Title : Taking the negatives out of negative pressure wound therapy dressings: A cost analysis regarding total joint surgeries
Background: It is common for facilities to use standard compressive dressings (Aquacel) for complex total joint replacements, revisions, and irrigation and debridements. ?Significant variation and unpredictability existed in outcomes. Existing literature suggests that NPWT ?dressings (PICO) can improve outcomes and ?minimize admit times. Hesitancy to implement PICO dressing exists due to initial cost. Current contracted prices of PICO dressings are $250 per unit with Aquacel pricing at $37. Average cost of a medical/surgical floor admission is estimated at $3,000/day.?
Purpose: Analyze overall cost savings on admission times due to improved outcomes regarding total joint arthroplasty surgeries.
Methods: Total of 48 participants: 24 in each (study vs. control) group. Age, BMI, ASA score, diabetic status, and revision vs. primary surgery recorded for each patient. Post-surgical complications were recorded at two-week visits. Parametric analysis was utilized to identify correlation and/or a causal relationship between the above parameters and hospitalization time.
Results/Outcomes: Statistical analysis showed no correlation between other parameters (e.g., age, BMI, ASA score) and hospitalization time. The findings show that patients who are equipped with the PICO dressing are consistently discharged faster than Aquacel patients. Utilization of the PICO dressing results in a $1,482.46 cost savings on average inpatient stay. Post-surgical complications were twice as great for Aquacel patients as compared to PICO patients.
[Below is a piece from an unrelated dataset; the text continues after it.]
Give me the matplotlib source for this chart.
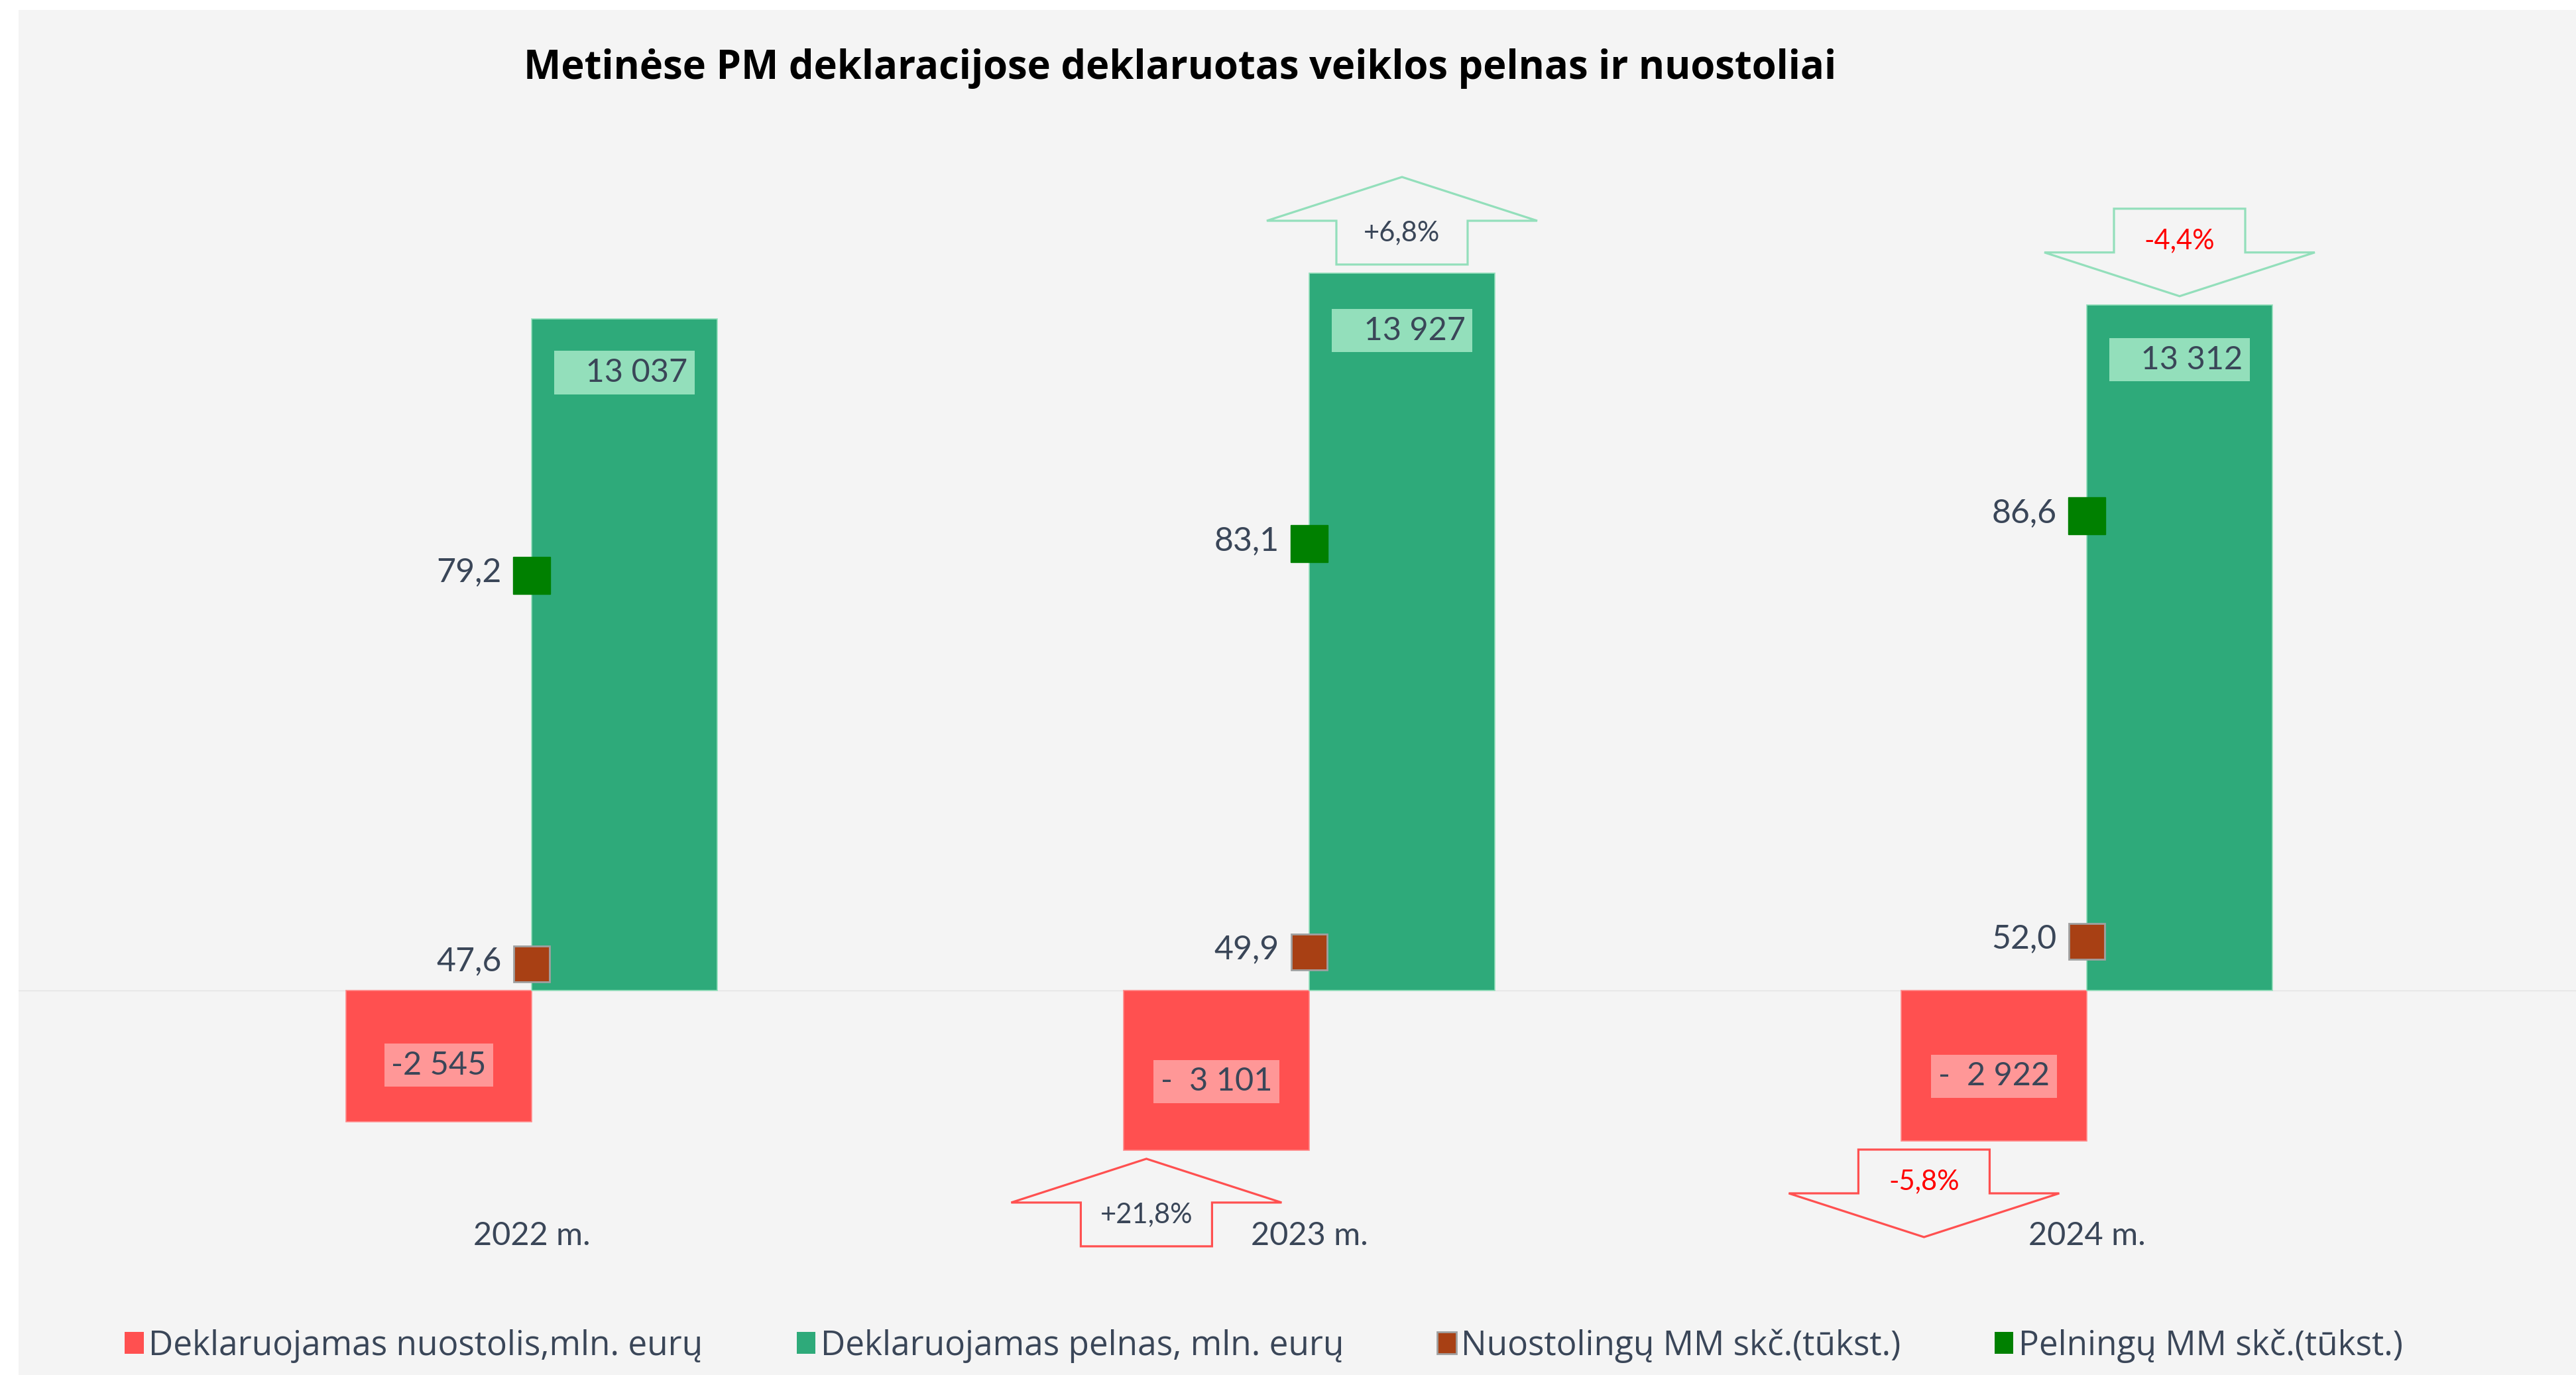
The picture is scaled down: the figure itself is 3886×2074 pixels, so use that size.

Discussion/Implications: The only observable parameter consistently influencing improved discharge time is the type of dressing, strongly suggesting a causal relationship between type of dressing and admit time. Multiple participants in the study group had previous experience with Aquacel and were able to make direct (subjective) comparisons in regards to comfort and experience. A bilateral knee replacement surgery was conducted with both dressings applied. Edema was noted on Aquacel-applied knee, one-day post-op. Patient noted increased perfusion and less swelling on PICO-applied knee. The initial increased cost of NPWT (PICO) dressings are offset by the significant savings. Improved outcomes, reduced complications, and increased satisfaction are also significant findings of advantages of the PICO dressing. The cost-benefits are apparent when applying PICO dressings on high-risk patients. The suggested implication for practice is to utilize on revision surgeries.